■ What the task asks: Retype the data that follows line by line, exactly, and leave its pictures out.

■ Data section:
---+---

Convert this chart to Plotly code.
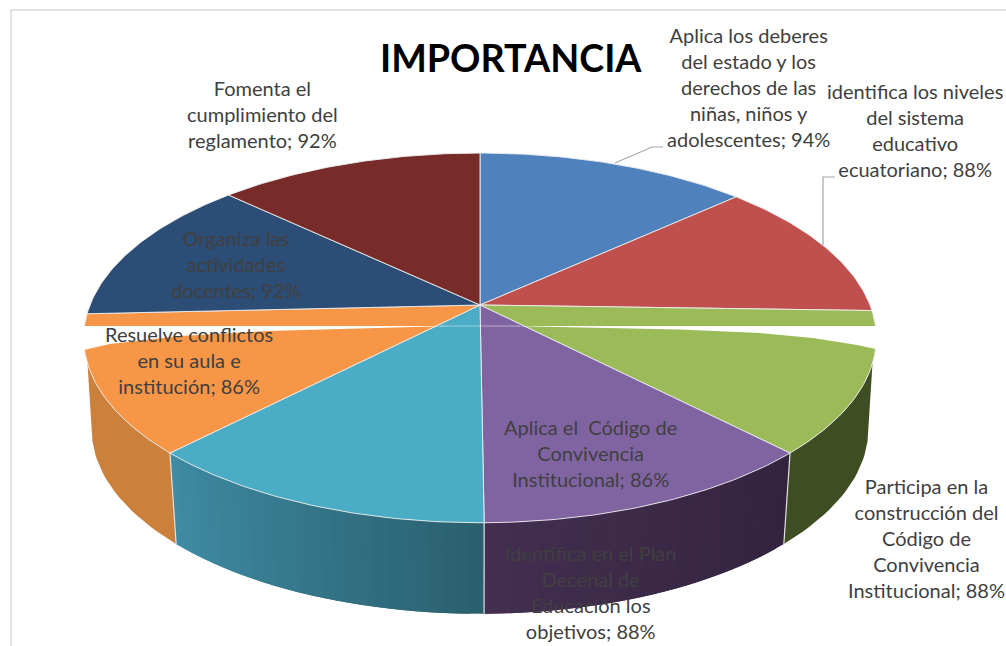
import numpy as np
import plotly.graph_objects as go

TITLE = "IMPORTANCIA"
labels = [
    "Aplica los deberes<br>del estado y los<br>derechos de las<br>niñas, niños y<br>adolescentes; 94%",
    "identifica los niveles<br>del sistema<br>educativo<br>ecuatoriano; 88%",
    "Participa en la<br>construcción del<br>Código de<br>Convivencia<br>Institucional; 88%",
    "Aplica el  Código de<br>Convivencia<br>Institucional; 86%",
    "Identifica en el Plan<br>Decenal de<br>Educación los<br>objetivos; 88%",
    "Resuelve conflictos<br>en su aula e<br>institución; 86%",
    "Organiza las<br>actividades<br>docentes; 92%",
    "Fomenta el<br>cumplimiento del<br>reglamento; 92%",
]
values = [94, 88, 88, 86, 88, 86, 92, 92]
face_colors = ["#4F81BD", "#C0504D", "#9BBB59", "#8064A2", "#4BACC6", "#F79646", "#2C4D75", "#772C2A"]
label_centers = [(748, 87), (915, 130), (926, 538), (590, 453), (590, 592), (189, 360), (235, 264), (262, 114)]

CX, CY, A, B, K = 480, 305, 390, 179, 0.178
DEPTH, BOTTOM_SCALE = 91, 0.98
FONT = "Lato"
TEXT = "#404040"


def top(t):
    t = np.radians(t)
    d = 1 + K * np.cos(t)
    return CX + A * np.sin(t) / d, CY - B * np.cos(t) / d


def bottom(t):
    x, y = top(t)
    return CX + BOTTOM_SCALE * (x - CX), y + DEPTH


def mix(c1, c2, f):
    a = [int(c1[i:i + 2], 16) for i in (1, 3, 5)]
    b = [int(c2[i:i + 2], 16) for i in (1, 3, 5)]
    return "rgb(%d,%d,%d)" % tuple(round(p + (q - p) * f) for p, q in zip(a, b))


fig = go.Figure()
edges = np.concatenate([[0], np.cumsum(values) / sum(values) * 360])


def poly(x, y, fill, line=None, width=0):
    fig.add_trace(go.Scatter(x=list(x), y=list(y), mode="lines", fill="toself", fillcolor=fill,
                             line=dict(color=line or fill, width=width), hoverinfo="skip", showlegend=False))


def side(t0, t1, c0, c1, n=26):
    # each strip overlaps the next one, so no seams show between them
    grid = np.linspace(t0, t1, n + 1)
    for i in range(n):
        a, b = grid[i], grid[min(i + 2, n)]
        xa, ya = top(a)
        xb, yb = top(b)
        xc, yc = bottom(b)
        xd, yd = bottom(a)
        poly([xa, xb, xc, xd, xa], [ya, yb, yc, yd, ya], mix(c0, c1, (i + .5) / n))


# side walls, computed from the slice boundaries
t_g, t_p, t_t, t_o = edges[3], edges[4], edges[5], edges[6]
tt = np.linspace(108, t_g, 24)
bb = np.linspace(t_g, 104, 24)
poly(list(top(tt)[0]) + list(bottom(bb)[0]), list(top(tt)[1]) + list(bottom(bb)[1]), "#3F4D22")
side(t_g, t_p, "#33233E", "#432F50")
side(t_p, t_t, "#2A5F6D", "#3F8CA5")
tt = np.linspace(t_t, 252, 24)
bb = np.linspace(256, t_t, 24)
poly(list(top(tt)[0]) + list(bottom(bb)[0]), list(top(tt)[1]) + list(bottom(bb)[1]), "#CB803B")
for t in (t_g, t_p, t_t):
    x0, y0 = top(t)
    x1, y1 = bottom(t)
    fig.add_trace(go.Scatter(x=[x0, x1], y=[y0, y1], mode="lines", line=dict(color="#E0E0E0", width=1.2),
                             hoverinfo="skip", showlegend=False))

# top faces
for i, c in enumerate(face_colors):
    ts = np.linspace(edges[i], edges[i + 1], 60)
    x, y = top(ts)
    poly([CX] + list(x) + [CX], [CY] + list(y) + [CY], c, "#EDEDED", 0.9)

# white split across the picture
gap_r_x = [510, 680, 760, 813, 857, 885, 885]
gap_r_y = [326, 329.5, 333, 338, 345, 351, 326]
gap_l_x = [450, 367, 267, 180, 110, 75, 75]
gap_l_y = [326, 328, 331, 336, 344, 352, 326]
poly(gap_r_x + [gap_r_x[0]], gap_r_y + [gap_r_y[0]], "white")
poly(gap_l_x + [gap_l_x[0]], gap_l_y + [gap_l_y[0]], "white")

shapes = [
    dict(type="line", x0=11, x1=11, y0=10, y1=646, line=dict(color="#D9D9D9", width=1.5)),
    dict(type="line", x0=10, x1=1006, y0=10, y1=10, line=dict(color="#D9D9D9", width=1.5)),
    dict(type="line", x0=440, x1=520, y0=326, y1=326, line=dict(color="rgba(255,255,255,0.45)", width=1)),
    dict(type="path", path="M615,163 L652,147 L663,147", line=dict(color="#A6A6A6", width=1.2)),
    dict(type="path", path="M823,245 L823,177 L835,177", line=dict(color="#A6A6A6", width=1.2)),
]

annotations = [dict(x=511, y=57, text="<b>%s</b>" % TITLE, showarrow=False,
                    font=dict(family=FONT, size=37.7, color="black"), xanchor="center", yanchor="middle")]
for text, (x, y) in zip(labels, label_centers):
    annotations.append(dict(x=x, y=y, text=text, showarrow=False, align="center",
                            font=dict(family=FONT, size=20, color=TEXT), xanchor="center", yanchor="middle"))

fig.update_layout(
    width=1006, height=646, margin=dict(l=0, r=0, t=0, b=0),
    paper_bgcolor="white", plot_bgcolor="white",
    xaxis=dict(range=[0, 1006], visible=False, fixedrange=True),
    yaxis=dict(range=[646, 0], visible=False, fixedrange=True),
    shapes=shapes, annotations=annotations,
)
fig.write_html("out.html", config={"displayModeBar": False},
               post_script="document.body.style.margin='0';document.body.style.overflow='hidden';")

---+---

■ Task response:
Convert this chart to Plotly code.
import numpy as np
import plotly.graph_objects as go

TITLE = "IMPORTANCIA"
labels = [
    "Aplica los deberes<br>del estado y los<br>derechos de las<br>niñas, niños y<br>adolescentes; 94%",
    "identifica los niveles<br>del sistema<br>educativo<br>ecuatoriano; 88%",
    "Participa en la<br>construcción del<br>Código de<br>Convivencia<br>Institucional; 88%",
    "Aplica el  Código de<br>Convivencia<br>Institucional; 86%",
    "Identifica en el Plan<br>Decenal de<br>Educación los<br>objetivos; 88%",
    "Resuelve conflictos<br>en su aula e<br>institución; 86%",
    "Organiza las<br>actividades<br>docentes; 92%",
    "Fomenta el<br>cumplimiento del<br>reglamento; 92%",
]
values = [94, 88, 88, 86, 88, 86, 92, 92]
face_colors = ["#4F81BD", "#C0504D", "#9BBB59", "#8064A2", "#4BACC6", "#F79646", "#2C4D75", "#772C2A"]
label_centers = [(748, 87), (915, 130), (926, 538), (590, 453), (590, 592), (189, 360), (235, 264), (262, 114)]

CX, CY, A, B, K = 480, 305, 390, 179, 0.178
DEPTH, BOTTOM_SCALE = 91, 0.98
FONT = "Lato"
TEXT = "#404040"


def top(t):
    t = np.radians(t)
    d = 1 + K * np.cos(t)
    return CX + A * np.sin(t) / d, CY - B * np.cos(t) / d


def bottom(t):
    x, y = top(t)
    return CX + BOTTOM_SCALE * (x - CX), y + DEPTH


def mix(c1, c2, f):
    a = [int(c1[i:i + 2], 16) for i in (1, 3, 5)]
    b = [int(c2[i:i + 2], 16) for i in (1, 3, 5)]
    return "rgb(%d,%d,%d)" % tuple(round(p + (q - p) * f) for p, q in zip(a, b))


fig = go.Figure()
edges = np.concatenate([[0], np.cumsum(values) / sum(values) * 360])


def poly(x, y, fill, line=None, width=0):
    fig.add_trace(go.Scatter(x=list(x), y=list(y), mode="lines", fill="toself", fillcolor=fill,
                             line=dict(color=line or fill, width=width), hoverinfo="skip", showlegend=False))


def side(t0, t1, c0, c1, n=26):
    # each strip overlaps the next one, so no seams show between them
    grid = np.linspace(t0, t1, n + 1)
    for i in range(n):
        a, b = grid[i], grid[min(i + 2, n)]
        xa, ya = top(a)
        xb, yb = top(b)
        xc, yc = bottom(b)
        xd, yd = bottom(a)
        poly([xa, xb, xc, xd, xa], [ya, yb, yc, yd, ya], mix(c0, c1, (i + .5) / n))


# side walls, computed from the slice boundaries
t_g, t_p, t_t, t_o = edges[3], edges[4], edges[5], edges[6]
tt = np.linspace(108, t_g, 24)
bb = np.linspace(t_g, 104, 24)
poly(list(top(tt)[0]) + list(bottom(bb)[0]), list(top(tt)[1]) + list(bottom(bb)[1]), "#3F4D22")
side(t_g, t_p, "#33233E", "#432F50")
side(t_p, t_t, "#2A5F6D", "#3F8CA5")
tt = np.linspace(t_t, 252, 24)
bb = np.linspace(256, t_t, 24)
poly(list(top(tt)[0]) + list(bottom(bb)[0]), list(top(tt)[1]) + list(bottom(bb)[1]), "#CB803B")
for t in (t_g, t_p, t_t):
    x0, y0 = top(t)
    x1, y1 = bottom(t)
    fig.add_trace(go.Scatter(x=[x0, x1], y=[y0, y1], mode="lines", line=dict(color="#E0E0E0", width=1.2),
                             hoverinfo="skip", showlegend=False))

# top faces
for i, c in enumerate(face_colors):
    ts = np.linspace(edges[i], edges[i + 1], 60)
    x, y = top(ts)
    poly([CX] + list(x) + [CX], [CY] + list(y) + [CY], c, "#EDEDED", 0.9)

# white split across the picture
gap_r_x = [510, 680, 760, 813, 857, 885, 885]
gap_r_y = [326, 329.5, 333, 338, 345, 351, 326]
gap_l_x = [450, 367, 267, 180, 110, 75, 75]
gap_l_y = [326, 328, 331, 336, 344, 352, 326]
poly(gap_r_x + [gap_r_x[0]], gap_r_y + [gap_r_y[0]], "white")
poly(gap_l_x + [gap_l_x[0]], gap_l_y + [gap_l_y[0]], "white")

shapes = [
    dict(type="line", x0=11, x1=11, y0=10, y1=646, line=dict(color="#D9D9D9", width=1.5)),
    dict(type="line", x0=10, x1=1006, y0=10, y1=10, line=dict(color="#D9D9D9", width=1.5)),
    dict(type="line", x0=440, x1=520, y0=326, y1=326, line=dict(color="rgba(255,255,255,0.45)", width=1)),
    dict(type="path", path="M615,163 L652,147 L663,147", line=dict(color="#A6A6A6", width=1.2)),
    dict(type="path", path="M823,245 L823,177 L835,177", line=dict(color="#A6A6A6", width=1.2)),
]

annotations = [dict(x=511, y=57, text="<b>%s</b>" % TITLE, showarrow=False,
                    font=dict(family=FONT, size=37.7, color="black"), xanchor="center", yanchor="middle")]
for text, (x, y) in zip(labels, label_centers):
    annotations.append(dict(x=x, y=y, text=text, showarrow=False, align="center",
                            font=dict(family=FONT, size=20, color=TEXT), xanchor="center", yanchor="middle"))

fig.update_layout(
    width=1006, height=646, margin=dict(l=0, r=0, t=0, b=0),
    paper_bgcolor="white", plot_bgcolor="white",
    xaxis=dict(range=[0, 1006], visible=False, fixedrange=True),
    yaxis=dict(range=[646, 0], visible=False, fixedrange=True),
    shapes=shapes, annotations=annotations,
)
fig.write_html("out.html", config={"displayModeBar": False},
               post_script="document.body.style.margin='0';document.body.style.overflow='hidden';")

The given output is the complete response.